The late President Josiah Quincy, in his "History of the Boston Athenaeum," pays a high tribute of respect to the memory and the labors of the gentlemen who founded that institution and conducted the "Anthology." A literary journal had already been published in Boston, but very soon failed for want of patronage. An enterprising firm of publishers, "being desirous that the work should be continued, applied to the Reverend William Emerson, a clergyman of the place, distinguished for energy and literary taste; and by his exertions several gentlemen of Boston and its vicinity, conspicuous for talent and zealous for literature, were induced to engage in conducting the work, and for this purpose they formed themselves into a Society.
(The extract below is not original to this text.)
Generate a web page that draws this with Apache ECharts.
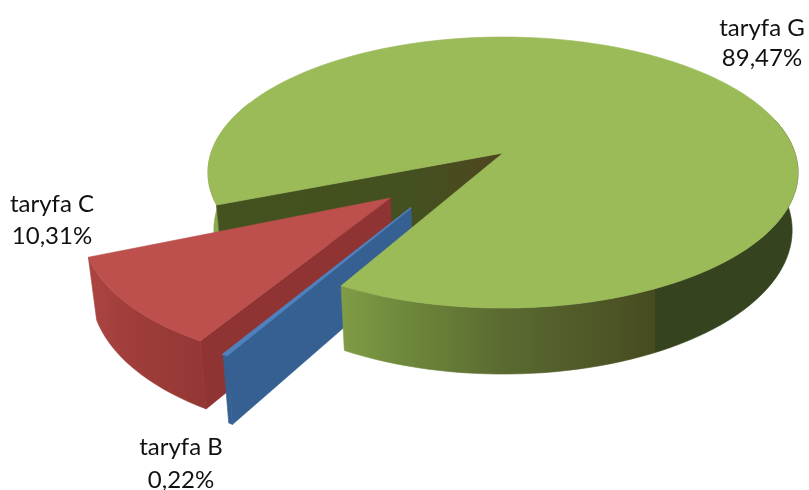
<!DOCTYPE html>
<html><head><meta charset="utf-8">
<style>html,body{margin:0;padding:0;background:#fff}#c{width:809px;height:490px}</style>
<script src="https://cdn.jsdelivr.net/npm/echarts@6/dist/echarts.min.js"></script>
</head><body><div id="c"></div>
<script>
const categories = ['taryfa G', 'taryfa C', 'taryfa B'];
const values = [89.47, 10.31, 0.22];
const valueLabels = ['89,47%', '10,31%', '0,22%'];

// view of the tilted disc
const view = {cx: 503, cy: 153, A: 292, B: 110.7, k: -0.144, depth: 56.5, taper: 0.02};
const startAngle = 158.2;
const frontTrim = 1.3;
const explodeR = 0.49;
const total = values.reduce((a, b) => a + b, 0);
const sweep = values.map(v => v / total * 360);
const gEnd = startAngle + sweep[0] - frontTrim;
const bandB = [gEnd, gEnd + sweep[2]];
const bandC = [bandB[1] + 0.3, bandB[1] + 0.3 + sweep[1]];

function P(u, v, z) {
  const w = 1 + view.k * v;
  return [view.cx + view.A * u / w * (1 - view.taper * z), (view.cy + view.B * v) / w + z * view.depth / w];
}
const rad = d => d * Math.PI / 180;
function arc(a0, a1, off, z, r) {
  const n = Math.max(2, Math.ceil(Math.abs(a1 - a0) / 2)), pts = [];
  for (let i = 0; i <= n; i++) {
    const a = rad(a0 + (a1 - a0) * i / n);
    pts.push(P(off[0] + r * Math.cos(a), off[1] + r * Math.sin(a), z));
  }
  return pts;
}
const poly = (points, fill, extra) => ({type: 'polygon', shape: {points}, style: Object.assign({fill, stroke: fill, lineWidth: 0.6}, extra || {})});
const offset = (deg, e) => [e * Math.cos(rad(deg)), e * Math.sin(rad(deg))];
const grad = (x0, y0, x1, y1, stops) => new echarts.graphic.LinearGradient(x0, y0, x1, y1, stops.map(s => ({offset: s[0], color: s[1]})), true);

function wall(a0, a1, off, r, fill) {
  return poly(arc(a0, a1, off, 0, r).concat(arc(a1, a0, off, 1, r)), fill);
}
function cut(a, off, r, fill) {
  const c0 = P(off[0], off[1], 0), c1 = P(off[0], off[1], 1);
  const e0 = arc(a, a, off, 0, r)[0], e1 = arc(a, a, off, 1, r)[0];
  return poly([c0, e0, e1, c1], fill);
}
function topFace(a0, a1, off, r, fill, extra) {
  return poly([P(off[0], off[1], 0)].concat(arc(a0, a1, off, 0, r)), fill, extra);
}

const O = [0, 0];
const layers = [
  () => [
    wall(startAngle, startAngle + 45, O, 1, '#8aa84e'),
    cut(startAngle, O, 1, grad(220, 0, 503, 0, [[0, '#43521f'], [0.7, '#44501f'], [1, '#4f4620']]))
  ],
  () => {
    const off = offset((bandC[0] + bandC[1]) / 2, explodeR), r = 0.985;
    return [
      wall(bandC[0], bandC[1], off, r, grad(85, 0, 205, 0, [[0, '#ab4542'], [0.45, '#9e3d3a'], [1, '#933735']])),
      cut(bandC[0], off, r, '#8f3432'),
      topFace(bandC[0], bandC[1], off, r, '#bd4f4c')
    ];
  },
  () => {
    const off = offset((bandB[0] + bandB[1]) / 2 + 8, explodeR), r = 0.985;
    return [
      cut(bandB[0], off, r, '#376092'),
      wall(bandB[0], bandB[1], off, r, '#376092'),
      topFace(bandB[0], bandB[1], off, r, '#4f81bd', {lineWidth: 1.5})
    ];
  },
  () => [
    wall(gEnd, 345, O, 1, grad(345, 0, 798, 0, [
      [0, '#7f9b45'], [0.12, '#6f8a3c'], [0.35, '#5a6a31'], [0.684, '#474b20'], [0.684, '#35441e'], [1, '#35441e']
    ])),
    topFace(startAngle, gEnd, O, 1, '#9abb58')
  ]
];

const labelPos = [[762, 28, 58], [52, 204, 236], [181, 447, 480]];
const textEl = (text, x, y) => ({type: 'text', x, y, z: 10, style: {text, align: 'center', verticalAlign: 'middle', fill: '#111', font: '24px Lato'}});
const labels = categories.flatMap((c, i) => [
  textEl(c, labelPos[i][0], labelPos[i][1]),
  textEl(valueLabels[i], labelPos[i][0], labelPos[i][2])
]);

const chart = echarts.init(document.getElementById('c'), null, {renderer: 'canvas'});
chart.setOption({
  animation: false,
  backgroundColor: '#fff',
  series: [{
    type: 'custom',
    coordinateSystem: 'none',
    silent: true,
    data: layers.map((_, i) => [i]),
    renderItem: (params, api) => ({type: 'group', children: layers[api.value(0)]()})
  }],
  graphic: {elements: labels}
});
</script></body></html>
This Society was not completely organized until the year 1805, when Dr. Gardiner was elected President, and William Emerson Vice-President. The Society thus formed maintained its existence with reputation for about six years, and issued ten octavo volumes from the press, constituting one of the most lasting and honorable monuments of the literature of the period, and may be considered as a true revival of polite learning in this country after that decay and neglect which resulted from the distractions of the Revolutionary War, and as forming an epoch in the intellectual history of the United States. Its records yet remain, an evidence that it was a pleasant, active, high-principled association of literary men, laboring harmoniously to elevate the literary standard of the time, and with a success which may well be regarded as remarkable, considering the little sympathy they received from the community, and the many difficulties with which they had to struggle."
The publication of the "Anthology" began in 1804, when Mr. William Emerson was thirty-four years of age, and it ceased to be published in the year of his death, 1811. Ralph Waldo Emerson was eight years old at that time. His intellectual life began, we may say, while the somewhat obscure afterglow of the "Anthology" was in the western horizon of the New England sky.